Längst hat er den Glauben an den grossen Masterplan verloren, «das ist viel zu komplex». Vielmehr gehe es darum, jede Situation neu zu beurteilen und jeden Tag «Permakultur-Entscheidungen» zu treffen. Zum Beispiel bei der Selbstversorgung : Fast die Hälfte der Lebensmittel und 60 Prozent der Energie produzieren die Bergler, wie sie sich selbst nennen, selbst. Das Wasser kommt aus der eigenen Quelle. Die Milch aber vom Hof nebenan, das Getreide von einem Bauern im Tal. «Niemand kann vollkommen autark leben. Das ist auch gar nicht sinnvoll.» Wenn sich alle eine Solaranlage aufs Dach montieren und eine Batterie – die notabene aus China kommt – in den Keller stellen, dann sage der Permakulturist: «Hey, lasst uns ein Kabel von Haus zu Haus ziehen und die Stromversorgung zusammen machen, das ist doch viel effizienter!»
Trotz allem Idealismus ist Küchler pragmatisch. Er ist stolz darauf, den Hof mit Holz aus dem eigenen Wald umgebaut zu haben, aber das Geld für ein Elektroauto , das ein wenig umweltschonender wäre als der alte Benziner, fehlt. «Aber was willst du?», fragt er. «Wenn du so lebst, Kinder und Gäste hast, brauchst du ein Auto.» Er fühlt sich nicht als Aussteiger. Sondern als einer, der eingestiegen ist. In die Auseinandersetzung mit dem, was vor seiner Haustür stattfindet.
Permakultur ist eine Vision. Ein Gegenmodell zur Globalisierung. Das in Zukunft, darin sind sich die Visionärinnen einig, noch an Bedeutung gewinnen wird. «Wenn uns das Erdöl ausgeht, wird es einfacher sein, das zu nutzen, was wir vor der Haustür haben.» Sind die Permakulturistinnen vielleicht so etwas wie ökologische Prepperinnen, die sich auf ein Überleben nach der Katastrophe vorbereiten? Küchler lacht den Gedanken weg. Vieles laufe schief auf der Welt. «Den einen ist es egal. Andere haben Panik. Wir überlegen uns: Was können wir machen?»

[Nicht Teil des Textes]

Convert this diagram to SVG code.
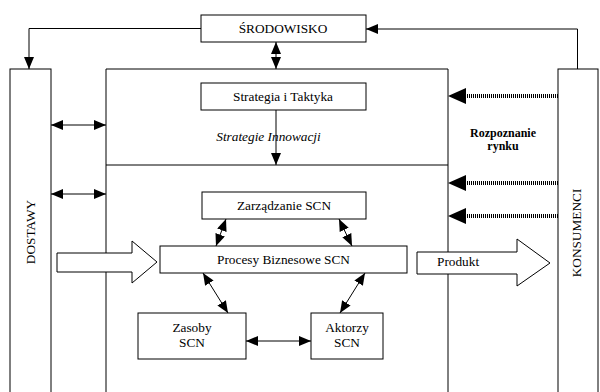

Es muss nicht gerade eine Komposttoilette sein: Permakultur lässt sich auch im Kleinen zu Hause ausprobieren.
Regenwasser sammeln
An den Fallrohren des Hausdachs Öffnungsklappen montieren, aus denen man Wasser in einen Sammelbehälter abfliessen lassen und zum Giessen verwenden kann.
Pilze züchten
Ein mit Pilzmyzel geimpfter Holzrugel liefert während drei bis fünf Jahren Speisepilze – gesundes pflanzliches Eiweiss.
Kompostieren
Der Kompost ist so etwas wie der Urkreislauf im Garten: Aus den Grünabfällen entsteht nährstoffreicher Humus.
Strom aus der Region
Aus der Region erneuerbaren Solar- oder Wasserstrom beziehen, zum Beispiel über www.stromvonhier.ch.
Samen gewinnen
In der Regel lassen sich Samen, die man essen kann – etwa Mohn oder Bohnen –, einfach pflanzen.
Hühner halten
Hühner legen nicht nur jeden Tag ein Ei, sie liefern auch wertvollen Mist für den Garten.